Here's what to do.  Find a reasonably comfortable position to sit in.  If you know you're sensitive to light or sound, bring an eye mask or earplugs accordingly.  Take a nice slow breath, and let your body sink into the chair.  Try not to move other than just breathing.  This will help you avoid feeling restricted.  If you chose not to move, there is no problem.  Once you're in this relaxed position, try to just let all the thoughts in your head fall in importance.  If you think of something, just remember that, "Yeah, who cares?  It's nap time."  Consider those imposing thoughts a phone that keeps ringing as you are trying to sleep.  It's best to not answer, even better to turn it off.  (Yes, I just called that better than best...)  So stare at the back of your eyelids if you must.  Think about how much you just can't wait to sleep.  Think about how happy and relaxed you are.  Pretend you just got into bed after a long, hard day.  Before you know it, you will probably be asleep.  If not, even just being calm in this position will help you avoid discomfort and feel rested by the time you reach your destination.  When you do reach your destination, try not to snap to attention.  Take a moment and let your thoughts come back and plan out what you need to do next before you start moving your body around.

Being restless.  There are two remaining things that ought to be addressed.  The first one is the restless body.  If you find yourself trying to relax, but your body won't cooperate, give your body what it wants.  Take a moment from your reasonably comfortable sitting position and tense every muscle in your body.  Hold it until it gets difficult to hold.  Repeat if you must.  Once you find yourself losing power to stay tense, let go of all that tension and just relax.  Hopefully, that will get out that physical antsiness and let you get to sleep.
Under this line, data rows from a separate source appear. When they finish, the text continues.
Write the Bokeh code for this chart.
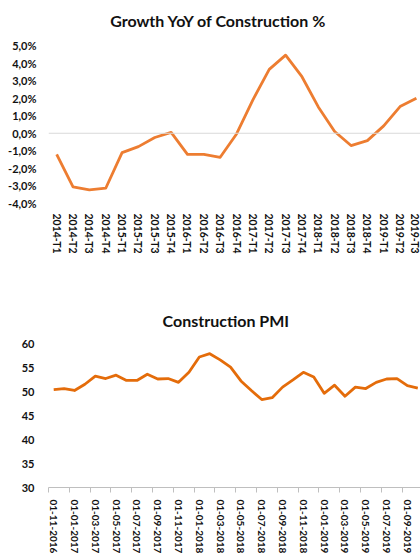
from bokeh.plotting import figure
from bokeh.layouts import column
from bokeh.models import Range1d, FixedTicker, Span, Label
from bokeh.embed import file_html
from bokeh.resources import INLINE

# ---------------- data ----------------
quarters = ["2014-T1", "2014-T2", "2014-T3", "2014-T4",
            "2015-T1", "2015-T2", "2015-T3", "2015-T4",
            "2016-T1", "2016-T2", "2016-T3", "2016-T4",
            "2017-T1", "2017-T2", "2017-T3", "2017-T4",
            "2018-T1", "2018-T2", "2018-T3", "2018-T4",
            "2019-T1", "2019-T2", "2019-T3"]
growth = [-1.2, -3.05, -3.22, -3.13,
          -1.1, -0.76, -0.24, 0.05,
          -1.2, -1.2, -1.37, -0.04,
          1.9, 3.64, 4.45, 3.22,
          1.5, 0.1, -0.7, -0.42,
          0.42, 1.52, 2.0]
growth_ticks = [-4, -3, -2, -1, 0, 1, 2, 3, 4, 5]
growth_tick_labels = ["-4,0%", "-3,0%", "-2,0%", "-1,0%", "0,0%",
                      "1,0%", "2,0%", "3,0%", "4,0%", "5,0%"]

months = ["01-11-2016", "01-12-2016",
          "01-01-2017", "01-02-2017", "01-03-2017", "01-04-2017", "01-05-2017", "01-06-2017",
          "01-07-2017", "01-08-2017", "01-09-2017", "01-10-2017", "01-11-2017", "01-12-2017",
          "01-01-2018", "01-02-2018", "01-03-2018", "01-04-2018", "01-05-2018", "01-06-2018",
          "01-07-2018", "01-08-2018", "01-09-2018", "01-10-2018", "01-11-2018", "01-12-2018",
          "01-01-2019", "01-02-2019", "01-03-2019", "01-04-2019", "01-05-2019", "01-06-2019",
          "01-07-2019", "01-08-2019", "01-09-2019", "01-10-2019"]
pmi = [50.5, 50.7, 50.3, 51.6, 53.3, 52.8, 53.5, 52.4, 52.4, 53.7, 52.7, 52.8,
       52.0, 54.1, 57.3, 58.0, 56.7, 55.2, 52.3, 50.3, 48.4, 48.8, 51.0, 52.5,
       54.1, 53.1, 49.7, 51.4, 49.1, 51.0, 50.7, 52.0, 52.7, 52.8, 51.3, 50.8]
pmi_ticks = [30, 35, 40, 45, 50, 55, 60]

FONT = "Lato"
TXT = "#111111"


def style_axis(ax, size, standoff):
    ax.axis_line_color = None
    ax.major_tick_line_color = None
    ax.minor_tick_line_color = None
    ax.major_tick_out = 0
    ax.major_tick_in = 0
    ax.minor_tick_out = 0
    ax.minor_tick_in = 0
    ax.major_label_standoff = standoff
    ax.major_label_text_font = FONT
    ax.major_label_text_font_style = "bold"
    ax.major_label_text_font_size = size
    ax.major_label_text_color = TXT


# ---------------- top chart ----------------
xq = list(range(len(quarters)))
p1 = figure(width=420, height=290, output_backend="svg", toolbar_location=None,
            x_range=Range1d(-0.5, 22.25), y_range=Range1d(-4, 7.56),
            min_border_left=48, min_border_right=0, min_border_top=0, min_border_bottom=87)
p1.outline_line_color = None
p1.grid.visible = False
p1.add_layout(Span(location=0, dimension="width", line_color="#d9d9d9", line_width=1))
p1.line(xq, growth, line_color="#ED7D31", line_width=2.8, line_join="round")

p1.xaxis.ticker = FixedTicker(ticks=xq)
p1.xaxis.major_label_overrides = {i: q for i, q in zip(xq, quarters)}
p1.xaxis.major_label_orientation = "vertical"
style_axis(p1.xaxis[0], "10.5px", 10)

p1.yaxis.ticker = FixedTicker(ticks=growth_ticks)
p1.yaxis.major_label_overrides = {t: l for t, l in zip(growth_ticks, growth_tick_labels)}
style_axis(p1.yaxis[0], "11px", 12)

p1.add_layout(Label(x=9.9, y=6.42, x_units="data", y_units="data",
                    text="Growth YoY of Construction %", text_align="center",
                    text_baseline="middle", text_font=FONT, text_font_style="bold",
                    text_font_size="16px", text_color=TXT))

# ---------------- bottom chart ----------------
xm = list(range(len(months)))
p2 = figure(width=420, height=266, output_backend="svg", toolbar_location=None,
            x_range=Range1d(-0.5, 35.26), y_range=Range1d(30, 71.22),
            min_border_left=32, min_border_right=0, min_border_top=0, min_border_bottom=69)
p2.outline_line_color = None
p2.grid.visible = False
p2.line(xm, pmi, line_color="#E46C0A", line_width=2.8, line_join="round")

label_idx = xm[::2]
p2.xaxis.ticker = FixedTicker(ticks=label_idx,
                              minor_ticks=[i - 0.5 for i in label_idx] + [label_idx[-1] + 1.5])
p2.xaxis.major_label_overrides = {i: months[i] for i in label_idx}
p2.xaxis.major_label_orientation = "vertical"
style_axis(p2.xaxis[0], "10px", 7)
p2.xaxis.axis_line_color = "#bfbfbf"
p2.xaxis.axis_line_width = 1
p2.xaxis.minor_tick_line_color = "#bfbfbf"
p2.xaxis.minor_tick_out = 5

p2.yaxis.ticker = FixedTicker(ticks=pmi_ticks)
style_axis(p2.yaxis[0], "11px", 14)

p2.add_layout(Label(x=16.55, y=64.95, x_units="data", y_units="data",
                    text="Construction PMI", text_align="center",
                    text_baseline="middle", text_font=FONT, text_font_style="bold",
                    text_font_size="16px", text_color=TXT))

layout = column(p1, p2, spacing=0)
open("out.html", "w").write(file_html(layout, INLINE))
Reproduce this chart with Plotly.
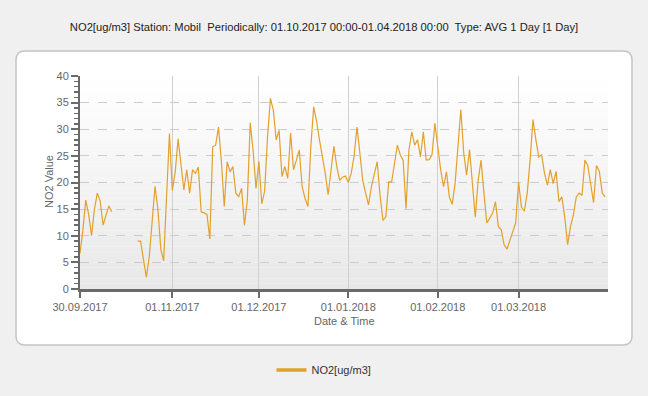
import plotly.graph_objects as go
import pandas as pd

# ---------------- data ----------------
start_date = "2017-09-30"
no2_values = [6.7, 11, 16.7, 14, 10, 15, 18, 16.5, 12, 14, 15.6, 14.5,
              None, None, None, None, None, None, None, None,
              9, 9, 5.5, 2.2, 6, 13, 19.3, 15, 7.5, 5.3,
              19, 29.2, 18.5, 22, 28.2, 23, 18.6, 22.4, 18, 22.4,
              21.7, 22.9, 14.5, 14.3, 14, 9.4, 26.7, 27, 30.4, 24,
              15.5, 23.9, 22, 23, 18, 17.3, 18.9, 12, 16.7, 31.2,
              26, 18.9, 24, 16, 18.4, 28.6, 35.8, 33.6, 28, 29.8,
              21.1, 23, 20.8, 29.3, 22.4, 24.2, 26.1, 19.2, 17, 15.5,
              26.7, 34.2, 31.5, 28, 25, 21.7, 17.7, 22.4, 26.8, 23,
              20.4, 21, 21.2, 20, 21.7, 25, 30.4, 25.5, 20.4, 18,
              15.8, 19.2, 21.4, 23.9, 17.5, 12.9, 13.5, 20.1, 20.1, 23.6,
              27, 25.2, 24.2, 15.1, 26.1, 29.5, 27, 28, 24.8, 29.5,
              24.2, 24.3, 25.2, 31.1, 26.4, 22.4, 19.2, 22, 17.3, 15.9,
              19.8, 27, 33.7, 25.5, 21.4, 26.2, 19.8, 13.5, 20.4, 24.2,
              18, 12.4, 13.3, 14.2, 16.4, 11.7, 11.1, 8.3, 7.5, 9.2,
              11.1, 12.4, 20.1, 15.4, 14.6, 18, 24.2, 31.8, 28, 24.8,
              25.2, 21.7, 19.5, 22.4, 19.8, 22.1, 16.4, 17.3, 13.5, 8.3,
              11.7, 13.9, 17.3, 18, 17.6, 24.2, 23.2, 19.8, 16.2, 23.2,
              22.1, 18, 17.3]
tick_dates = ["2017-09-30", "2017-11-01", "2017-12-01", "2018-01-01",
              "2018-02-01", "2018-03-01"]
tick_labels = ["30.09.2017", "01.11.2017", "01.12.2017", "01.01.2018",
               "01.02.2018", "01.03.2018"]
series_name = "NO2[ug/m3]"
title_text = ("NO2[ug/m3] Station: Mobil  Periodically: 01.10.2017 00:00-01.04.2018 00:00"
              "  Type: AVG 1 Day [1 Day]")

dates = pd.date_range(start_date, periods=len(no2_values), freq="D")

# ---------------- layout geometry ----------------
W, H = 648, 396
L, R, T, B = 80, 608, 76, 289
LINE = "#E1A12A"
FONT = "Liberation Sans, Arial, sans-serif"


def px(x):
    return (x - L) / (R - L)


def py(y):
    return (B - y) / (B - T)


def rounded(x0, y0, x1, y1, r):
    p = [
        f"M {px(x0 + r)},{py(y0)}",
        f"L {px(x1 - r)},{py(y0)}",
        f"Q {px(x1)},{py(y0)} {px(x1)},{py(y0 + r)}",
        f"L {px(x1)},{py(y1 - r)}",
        f"Q {px(x1)},{py(y1)} {px(x1 - r)},{py(y1)}",
        f"L {px(x0 + r)},{py(y1)}",
        f"Q {px(x0)},{py(y1)} {px(x0)},{py(y1 - r)}",
        f"L {px(x0)},{py(y0 + r)}",
        f"Q {px(x0)},{py(y0)} {px(x0 + r)},{py(y0)}",
        "Z",
    ]
    return " ".join(p)


shapes = [dict(type="path", xref="paper", yref="paper", layer="below",
               path=rounded(16, 51, 632, 345, 9),
               fillcolor="#ffffff", line=dict(color="#c4c4c4", width=1.5))]

# vertical gradient in plot area (white top -> light grey bottom)
nb = 40
for i in range(nb):
    f = i / (nb - 1)
    c = int(round(255 - f * (255 - 232)))
    shapes.append(dict(type="rect", xref="paper", yref="paper", layer="below",
                       x0=0, x1=1, y0=1 - (i + 1) / nb, y1=1 - i / nb,
                       fillcolor=f"rgb({c},{c},{c})", line=dict(width=0)))

fig = go.Figure()
fig.add_trace(go.Scatter(x=dates, y=no2_values, mode="lines",
                         line=dict(color=LINE, width=1.2),
                         connectgaps=False, showlegend=False,
                         hoverinfo="skip"))
fig.add_trace(go.Scatter(x=[None], y=[None], mode="lines", name=series_name,
                         line=dict(color=LINE, width=3.5), showlegend=True))

fig.update_layout(
    width=W, height=H,
    margin=dict(l=L, r=W - R, t=T, b=H - B, pad=0),
    paper_bgcolor="#f0f0f0",
    plot_bgcolor="rgba(0,0,0,0)",
    font=dict(family=FONT, size=11, color="#666666"),
    title=dict(text=title_text, x=0.5, xanchor="center", xref="container",
               y=1 - 27 / H, yanchor="middle", yref="container",
               font=dict(family=FONT, size=11.2, color="#222222")),
    shapes=shapes,
    showlegend=True,
    legend=dict(orientation="h", x=px(324), xanchor="center",
                y=py(370), yanchor="middle",
                font=dict(family=FONT, size=11, color="#333333"),
                bgcolor="rgba(0,0,0,0)"),
    annotations=[
        dict(text="NO2 Value", xref="paper", yref="paper", x=px(49), y=py(182),
             showarrow=False, textangle=-90, xanchor="center", yanchor="middle",
             font=dict(family=FONT, size=11, color="#666666")),
        dict(text="Date & Time", xref="paper", yref="paper", x=px(344), y=py(321),
             showarrow=False, xanchor="center", yanchor="middle",
             font=dict(family=FONT, size=11, color="#666666")),
    ],
)

fig.update_xaxes(
    type="date", range=["2017-09-30", "2018-04-01"],
    tickvals=tick_dates, ticktext=tick_labels,
    showgrid=True, gridcolor="#d0d0d0", gridwidth=1,
    showline=True, linecolor="#6a6a6a", linewidth=3,
    ticks="outside", ticklen=6, tickwidth=2, tickcolor="#6a6a6a",
    tickfont=dict(family=FONT, size=11, color="#666666"),
    zeroline=False, fixedrange=True,
)
fig.update_yaxes(
    range=[0, 40], tickvals=[0, 5, 10, 15, 20, 25, 30, 35, 40],
    showgrid=True, gridcolor="#cccccc", gridwidth=1, griddash="dash",
    showline=True, linecolor="#6a6a6a", linewidth=2,
    ticks="outside", ticklen=7, tickwidth=2, tickcolor="#6a6a6a",
    minor=dict(dtick=1, ticks="outside", ticklen=4, tickwidth=1.5,
               tickcolor="#6a6a6a", showgrid=False),
    tickfont=dict(family=FONT, size=11, color="#666666"),
    zeroline=False, fixedrange=True,
)

fig.write_html("out.html",
               config={"displayModeBar": False, "staticPlot": True},
               post_script="document.body.style.margin='0';"
                           "document.body.style.overflow='hidden';")
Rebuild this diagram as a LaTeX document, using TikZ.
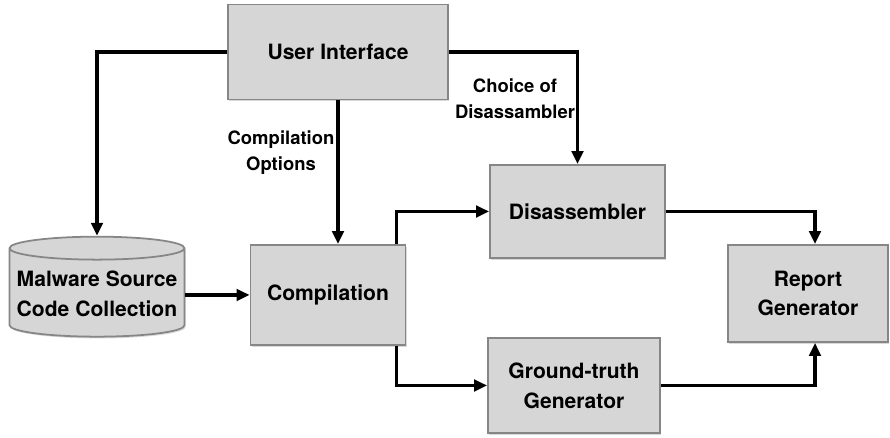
\documentclass[tikz,border=0pt]{standalone}
\usepackage{fontspec}
\setmainfont{TeX Gyre Heros}
\usepackage{tikz}
\usetikzlibrary{
  arrows.meta,
  shapes.geometric,
  positioning,
  calc,
  shadows
}
\definecolor{mwFill}{HTML}{D6D6D6}
\definecolor{mwEdge}{HTML}{868686}
\definecolor{mwLine}{HTML}{000000}
\tikzset{
  mwnode/.style={
    draw=mwEdge, fill=mwFill, line width=1pt, align=center,
    font=\fontsize{12}{17}\selectfont\bfseries,
    drop shadow={opacity=0.3, shadow xshift=0.7pt, shadow yshift=-1pt}
  },
  stage/.style={mwnode, minimum height=1.9cm},
  store/.style={mwnode, cylinder, shape border rotate=90, aspect=0.14,
    minimum width=3.5cm, minimum height=2cm, inner sep=1pt},
  flow/.style={-{Triangle[length=2.6mm, width=2.3mm]}, line width=1.9pt, mwLine},
  note/.style={font=\fontsize{10.5}{15}\selectfont\bfseries, align=center, inner sep=1pt}
}

\begin{document}
\begin{tikzpicture}[node distance=4mm]
  \useasboundingbox (0,0) rectangle (17.8,-8.76);
  % main stages
  \node[stage, minimum width=4.4cm] (ui) at (6.76,-1.04) {User Interface};
  \node[store] (src) at (1.94,-5.88) {Malware Source\\Code Collection};
  \node[stage, minimum width=3.1cm, minimum height=2cm] (comp) at (6.56,-5.9) {Compilation};
  \node[stage, minimum width=3.5cm, minimum height=1.86cm] (dis) at (11.55,-4.23) {Disassembler};
  \node[stage, minimum width=3.44cm] (gt) at (11.48,-7.71) {Ground-truth\\Generator};
  \node[stage, minimum width=3.2cm, minimum height=1.94cm] (rep) at (16.16,-5.87) {Report\\Generator};
  % labels
  \node[note] (opts) at (5.62,-3.05) {Compilation\\Options};
  \node[note] (choice) at (10.3,-1.98) {Choice of\\Disassambler};
  % connectors
  \draw[flow] (ui.west) -| (src.north);
  \draw[flow] (ui.south) -- (ui.south |- comp.north);
  \draw[flow] (ui.east) -| (dis.north);
  \draw[flow] (src.east |- comp.west) -- (comp.west);
  \draw[flow] ($(comp.north east)+(-0.2,0)$) |- (dis.west);
  \draw[flow] ($(comp.south east)+(-0.2,0)$) |- (gt.west);
  \draw[flow] (dis.east) -| ([xshift=0.14cm]rep.north);
  \draw[flow] (gt.east) -| ([xshift=0.14cm]rep.south);
\end{tikzpicture}
\end{document}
Another thing worth trying is a solid stretching and relaxation session before you leave your house.  I do this any time I'm going to be in a car or on a plane for more than two hours.  It helps my ability to sit still for long periods of time without becoming uncomfortable.  A good work out is recommended for those of you who are energetic.  Also, airport gates have plenty of floor space.  I'm not above stretching for twenty to thirty minutes between flights if need be.  It helps kill time during a layover and it feels wonderful.  Most people just ignore me while I do this, although I've had a few people join me once or twice.  I will never see those people again anyway, so I don't care at all if they think it's weird.  My traveling experience is much more pleasant than theirs, so I win.  If you are traveling with a close friend or significant other, it doesn't hurt to trade a little neck and shoulder massage while you wait for your flights.

The second thing is mental restlessness.  Similar to the body, sometimes simply relaxing isn't enough and you need to sort of "burn off" whatever tension needs to get out.  Choose something that is strenuous for your mind and do it.  Try to visualize math problems and solve them mentally if that works for you.  Visualize folding up a piece of paper, punching a couple of holes in it, and try to figure where the holes would be located if you unfolded it.  Try to remember all the signs you saw on your way to the plane.  Whatever it takes, just tire your mind so it is willing to submit to relaxation.

If you have any questions about your particular sleeping challenges while traveling, place them in the comments below and I would be happy to help you come up with solutions.


  1. I'm a fan of those inflatable toilet seat travel pillows, they fold up to less than the size of a man's wallet and keep your head where it should be. Also, booze, just one or two max, but stick with the low volume mixed drinks or else your bladder will disrupt any attempts at sleep.